Study Bible Project
This project involved the convertion of a Dutch study bible into a online version. This study bible was
initial started by In de Ruimte around 1986, with a
17 volume edition of the New Testament. From 1998, this project was
continued by Centrum
voor Bijbelonderzoek. The printed version was produced with the
help of QuarkXPress.
Around 2001, I got involved in a project converting the available
QuarkXPress files into a structured format, which could serve as a
basis for developing an application for the study bible. This was
realized through online version.
Reverse engineering QuarkXPress
In order to the read the QuarkXPress files it was necessary to reverse enginering the file format. I only reversed engineerd the
format for the available files and only to as far as was needed. The
resulting program read the available QuarkXPress files and produced
file containing (making use of a Memory
Mapped File) all the data. A QuarkXPress document basically exist
of a collection of (possibly nested) boxes (frames) which contain
text (or images). The program also tries to order all these boxes in
the default reading order. I made a version available
for converting one QuarkXPress file.
Analyzing page layout
The second program I developed, tried to parse the layout of the
text and put it into a logical format. The study bible consisted
three kinds of volumns: volumns dealing with the text of the
New Testament, volumns containing word studies, and some volumes
containing introductions and background material. The volumes
dealing with the text of the New Testament used a four column
layout over two pages where columns contained the Greek text,
translations in various formats, and explainatory notes. The
Greek text itself consisted for each word a unique number,
the Greek with accents, a transliteration, and a literal translation.

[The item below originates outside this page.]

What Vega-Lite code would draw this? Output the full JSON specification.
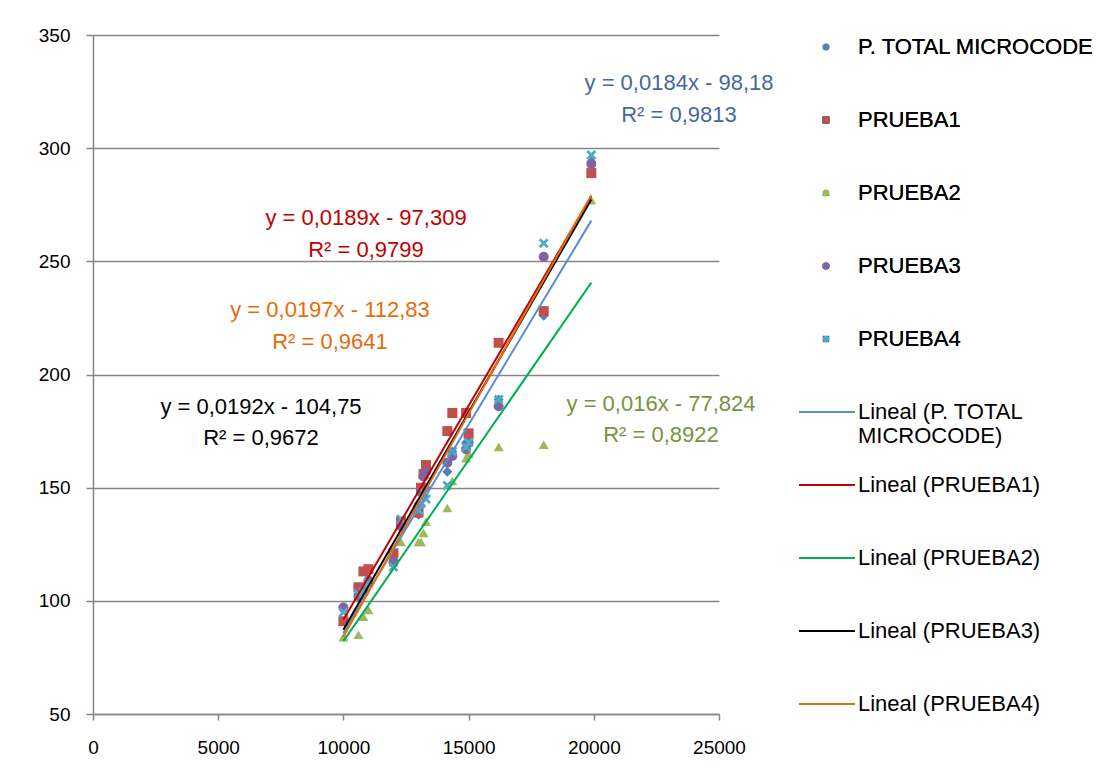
{
  "$schema": "https://vega.github.io/schema/vega-lite/v6.json",
  "width": 626,
  "height": 679,
  "autosize": {"type": "none"},
  "padding": {"left": 93, "top": 35, "right": 398, "bottom": 64},
  "background": "white",
  "config": {
    "view": {"stroke": null},
    "font": "Liberation Sans",
    "axis": {"labelFont": "Liberation Sans", "labelFontSize": 19, "labelColor": "#000000", "domainColor": "#868686", "tickColor": "#868686", "gridColor": "#868686", "domainWidth": 1.5, "tickWidth": 1.5, "gridWidth": 1.5, "title": null}
  },
  "datasets": {
    "pts": [
      {"series": "P. TOTAL MICROCODE", "x": 10000, "y": 97},
      {"series": "P. TOTAL MICROCODE", "x": 10600, "y": 103},
      {"series": "P. TOTAL MICROCODE", "x": 10800, "y": 106},
      {"series": "P. TOTAL MICROCODE", "x": 11000, "y": 108},
      {"series": "P. TOTAL MICROCODE", "x": 12000, "y": 118},
      {"series": "P. TOTAL MICROCODE", "x": 12300, "y": 134},
      {"series": "P. TOTAL MICROCODE", "x": 13000, "y": 138},
      {"series": "P. TOTAL MICROCODE", "x": 13100, "y": 142},
      {"series": "P. TOTAL MICROCODE", "x": 13200, "y": 146},
      {"series": "P. TOTAL MICROCODE", "x": 13300, "y": 150},
      {"series": "P. TOTAL MICROCODE", "x": 14150, "y": 157},
      {"series": "P. TOTAL MICROCODE", "x": 14350, "y": 166},
      {"series": "P. TOTAL MICROCODE", "x": 14900, "y": 170},
      {"series": "P. TOTAL MICROCODE", "x": 15000, "y": 172},
      {"series": "P. TOTAL MICROCODE", "x": 16200, "y": 189},
      {"series": "P. TOTAL MICROCODE", "x": 18000, "y": 226},
      {"series": "P. TOTAL MICROCODE", "x": 19900, "y": 294},
      {"series": "PRUEBA1", "x": 10000, "y": 91},
      {"series": "PRUEBA1", "x": 10600, "y": 106},
      {"series": "PRUEBA1", "x": 10800, "y": 113},
      {"series": "PRUEBA1", "x": 11000, "y": 114},
      {"series": "PRUEBA1", "x": 12000, "y": 121},
      {"series": "PRUEBA1", "x": 12300, "y": 135},
      {"series": "PRUEBA1", "x": 13000, "y": 139},
      {"series": "PRUEBA1", "x": 13100, "y": 150},
      {"series": "PRUEBA1", "x": 13200, "y": 156},
      {"series": "PRUEBA1", "x": 13300, "y": 160},
      {"series": "PRUEBA1", "x": 14150, "y": 175},
      {"series": "PRUEBA1", "x": 14350, "y": 183},
      {"series": "PRUEBA1", "x": 14900, "y": 183},
      {"series": "PRUEBA1", "x": 15000, "y": 174},
      {"series": "PRUEBA1", "x": 16200, "y": 214},
      {"series": "PRUEBA1", "x": 18000, "y": 228},
      {"series": "PRUEBA1", "x": 19900, "y": 289},
      {"series": "PRUEBA2", "x": 10000, "y": 84},
      {"series": "PRUEBA2", "x": 10600, "y": 85},
      {"series": "PRUEBA2", "x": 10800, "y": 93},
      {"series": "PRUEBA2", "x": 11000, "y": 96},
      {"series": "PRUEBA2", "x": 12000, "y": 117},
      {"series": "PRUEBA2", "x": 12300, "y": 126},
      {"series": "PRUEBA2", "x": 13000, "y": 126},
      {"series": "PRUEBA2", "x": 13100, "y": 126},
      {"series": "PRUEBA2", "x": 13200, "y": 130},
      {"series": "PRUEBA2", "x": 13300, "y": 135},
      {"series": "PRUEBA2", "x": 14150, "y": 141},
      {"series": "PRUEBA2", "x": 14350, "y": 153},
      {"series": "PRUEBA2", "x": 14900, "y": 163},
      {"series": "PRUEBA2", "x": 15000, "y": 165},
      {"series": "PRUEBA2", "x": 16200, "y": 168},
      {"series": "PRUEBA2", "x": 18000, "y": 169},
      {"series": "PRUEBA2", "x": 19900, "y": 277},
      {"series": "PRUEBA3", "x": 10000, "y": 97},
      {"series": "PRUEBA3", "x": 10600, "y": 102},
      {"series": "PRUEBA3", "x": 10800, "y": 105},
      {"series": "PRUEBA3", "x": 11000, "y": 109},
      {"series": "PRUEBA3", "x": 12000, "y": 117},
      {"series": "PRUEBA3", "x": 12300, "y": 133},
      {"series": "PRUEBA3", "x": 13000, "y": 142},
      {"series": "PRUEBA3", "x": 13100, "y": 148},
      {"series": "PRUEBA3", "x": 13200, "y": 155},
      {"series": "PRUEBA3", "x": 13300, "y": 157},
      {"series": "PRUEBA3", "x": 14150, "y": 161},
      {"series": "PRUEBA3", "x": 14350, "y": 164},
      {"series": "PRUEBA3", "x": 14900, "y": 167},
      {"series": "PRUEBA3", "x": 15000, "y": 170},
      {"series": "PRUEBA3", "x": 16200, "y": 186},
      {"series": "PRUEBA3", "x": 18000, "y": 252},
      {"series": "PRUEBA3", "x": 19900, "y": 293},
      {"series": "PRUEBA4", "x": 10000, "y": 95},
      {"series": "PRUEBA4", "x": 10600, "y": 103},
      {"series": "PRUEBA4", "x": 10800, "y": 104},
      {"series": "PRUEBA4", "x": 11000, "y": 108},
      {"series": "PRUEBA4", "x": 12000, "y": 115},
      {"series": "PRUEBA4", "x": 12300, "y": 136},
      {"series": "PRUEBA4", "x": 13000, "y": 140},
      {"series": "PRUEBA4", "x": 13100, "y": 143},
      {"series": "PRUEBA4", "x": 13200, "y": 148},
      {"series": "PRUEBA4", "x": 13300, "y": 145},
      {"series": "PRUEBA4", "x": 14150, "y": 151},
      {"series": "PRUEBA4", "x": 14350, "y": 166},
      {"series": "PRUEBA4", "x": 14900, "y": 168},
      {"series": "PRUEBA4", "x": 15000, "y": 170},
      {"series": "PRUEBA4", "x": 16200, "y": 189},
      {"series": "PRUEBA4", "x": 18000, "y": 258},
      {"series": "PRUEBA4", "x": 19900, "y": 297}
    ],
    "trend": [
      {"trend": "Lineal (P. TOTAL MICROCODE)", "x": 10000, "y": 85.82},
      {"trend": "Lineal (P. TOTAL MICROCODE)", "x": 19900, "y": 267.98},
      {"trend": "Lineal (PRUEBA1)", "x": 10000, "y": 91.69},
      {"trend": "Lineal (PRUEBA1)", "x": 19900, "y": 278.8},
      {"trend": "Lineal (PRUEBA2)", "x": 10000, "y": 82.18},
      {"trend": "Lineal (PRUEBA2)", "x": 19900, "y": 240.58},
      {"trend": "Lineal (PRUEBA3)", "x": 10000, "y": 87.25},
      {"trend": "Lineal (PRUEBA3)", "x": 19900, "y": 277.33},
      {"trend": "Lineal (PRUEBA4)", "x": 10000, "y": 84.17},
      {"trend": "Lineal (PRUEBA4)", "x": 19900, "y": 279.2}
    ],
    "notes": [
      {"text": "y = 0,0184x - 98,18", "x": 23403, "y": 328.8, "c": "blue"},
      {"text": "R² = 0,9813", "x": 23403, "y": 314.7, "c": "blue"},
      {"text": "y = 0,0189x - 97,309", "x": 10903, "y": 269.2, "c": "red"},
      {"text": "R² = 0,9799", "x": 10903, "y": 255.0, "c": "red"},
      {"text": "y = 0,0197x - 112,83", "x": 9465, "y": 228.5, "c": "orange"},
      {"text": "R² = 0,9641", "x": 9465, "y": 214.4, "c": "orange"},
      {"text": "y = 0,0192x - 104,75", "x": 6709, "y": 185.7, "c": "black"},
      {"text": "R² = 0,9672", "x": 6709, "y": 172.0, "c": "black"},
      {"text": "y = 0,016x - 77,824", "x": 22684, "y": 187.0, "c": "green"},
      {"text": "R² = 0,8922", "x": 22684, "y": 173.3, "c": "green"}
    ]
  },
  "layer": [
    {
      "data": {"name": "pts"},
      "mark": {"type": "point", "filled": true, "opacity": 1},
      "encoding": {
        "x": {"field": "x", "type": "quantitative", "scale": {"domain": [0, 25000], "nice": false, "zero": false},
              "axis": {"values": [0, 5000, 10000, 15000, 20000, 25000], "format": "d", "grid": false, "tickSize": 6, "labelPadding": 18, "labelFlush": false}},
        "y": {"field": "y", "type": "quantitative", "scale": {"domain": [50, 350], "nice": false, "zero": false},
              "axis": {"values": [50, 100, 150, 200, 250, 300, 350], "format": "d", "grid": true, "tickSize": 7, "labelPadding": 16}},
        "color": {"field": "series", "type": "nominal",
                  "scale": {"domain": ["P. TOTAL MICROCODE", "PRUEBA1", "PRUEBA2", "PRUEBA3", "PRUEBA4"],
                            "range": ["#4F81BD", "#C0504D", "#9BBB59", "#8064A2", "#4BACC6"]},
                  "legend": {"orient": "none", "legendX": 722, "legendY": 1, "title": null, "padding": 0,
                             "labelFont": "Liberation Sans", "labelFontSize": 22, "labelColor": "#000000",
                             "symbolSize": 50, "labelOffset": 21, "rowPadding": 51, "labelLimit": 320}},
        "shape": {"field": "series", "type": "nominal",
                  "scale": {"domain": ["P. TOTAL MICROCODE", "PRUEBA1", "PRUEBA2", "PRUEBA3", "PRUEBA4"],
                            "range": ["diamond", "square", "triangle-up", "circle", "M-1,-0.6L-0.6,-1L0,-0.4L0.6,-1L1,-0.6L0.4,0L1,0.6L0.6,1L0,0.4L-0.6,1L-1,0.6L-0.4,0Z"]},
                  "legend": {"orient": "none", "legendX": 722, "legendY": 1, "title": null, "padding": 0,
                             "labelFont": "Liberation Sans", "labelFontSize": 22, "labelColor": "#000000",
                             "symbolSize": 50, "labelOffset": 21, "rowPadding": 51, "labelLimit": 320}},
        "size": {"value": 100}
      }
    },
    {
      "data": {"name": "trend"},
      "mark": {"type": "line", "strokeWidth": 2},
      "encoding": {
        "x": {"field": "x", "type": "quantitative"},
        "y": {"field": "y", "type": "quantitative"},
        "detail": {"field": "trend"},
        "stroke": {"field": "trend", "type": "nominal",
                   "scale": {"domain": ["Lineal (P. TOTAL MICROCODE)", "Lineal (PRUEBA1)", "Lineal (PRUEBA2)", "Lineal (PRUEBA3)", "Lineal (PRUEBA4)"],
                             "range": ["#558ED5", "#C00000", "#00B050", "#000000", "#E46C0A"]},
                   "legend": {"orient": "none", "legendX": 705, "legendY": 348, "title": null, "padding": 0,
                              "labelFont": "Liberation Sans", "labelFontSize": 22, "labelColor": "#000000",
                              "symbolType": "stroke", "symbolSize": 3136, "symbolStrokeWidth": 2, "labelOffset": 2,
                              "rowPadding": 9, "labelLimit": 320,
                              "labelExpr": "datum.label == 'Lineal (P. TOTAL MICROCODE)' ? ['Lineal (P. TOTAL', 'MICROCODE)'] : [datum.label, ' ']"}}
      }
    },
    {
      "data": {"name": "notes"},
      "mark": {"type": "text", "font": "Liberation Sans", "fontSize": 22, "align": "center", "baseline": "middle"},
      "encoding": {
        "x": {"field": "x", "type": "quantitative"},
        "y": {"field": "y", "type": "quantitative"},
        "text": {"field": "text"},
        "color": {"field": "c", "type": "nominal", "legend": null,
                  "scale": {"domain": ["blue", "red", "orange", "black", "green"],
                            "range": ["#44699E", "#C00000", "#E46C0A", "#000000", "#77933C"]}}
      }
    }
  ],
  "resolve": {"scale": {"color": "independent"}}
}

The Greek text also had annotations with respect to textual criticism. The volumns dealing with Greek words,
would give a description of the word, all word forms used in
the New Testament and a list of all occurances of the word
together a small extract. Also a list of names and occurances
was included. The other volumes where not included in the
conversion.
Cross checking
To assure correctness of the conversion, I spend a lot of time
developing algorithms performing cross checking between the
text volumes and the word study volumes. It discovered many
errors, some were due to my lack of understanding of spelling
variations of Greek and such, but others where real errors that
required input from the editors of the study bible. Some of the
errors where know errors, some where new, and some where caused
by corruptions in the input files (mostly sections missing).
Because it was not really possible, nor feasible to edit the
original QuarkXPress documents, I designed a structured text
format to store the data. Error messages would be placed as
comments in the structured text. I also set-up some batch
files and a patch program to exchange edits throught email
using diff and (un)zip. I also created a version of the MySample text editor with syntax colouring for the structured
text format (including detailed checking for the Greek character
encoding). Later, I included the syntax colouring in the normal
version of MySample. It is activated for files with the extention
"sbr" and it can be activated with View->Colorer->cvb.
Output
The above program also produced a structured output according
to the logical structure of the data contained in text. This
output was parsed and imported into the database for the online
study bible. I was not involved in the development of the online
study bible and the final corrections where made through an
editor interface of the online study bible. In the mean time,
they also have started working on the Old Testament and these
are also added to the online study bible. I have lost contact
and don't know how that is managed.
Software
The software I developed for this project can be downloaded. The software is rather useless without the original
QuarkXPress files, which are not available. To use the programs
the following directories need to be created in the directory where
the software is placed:
- Q: this directory should contain the QuarkXPress files.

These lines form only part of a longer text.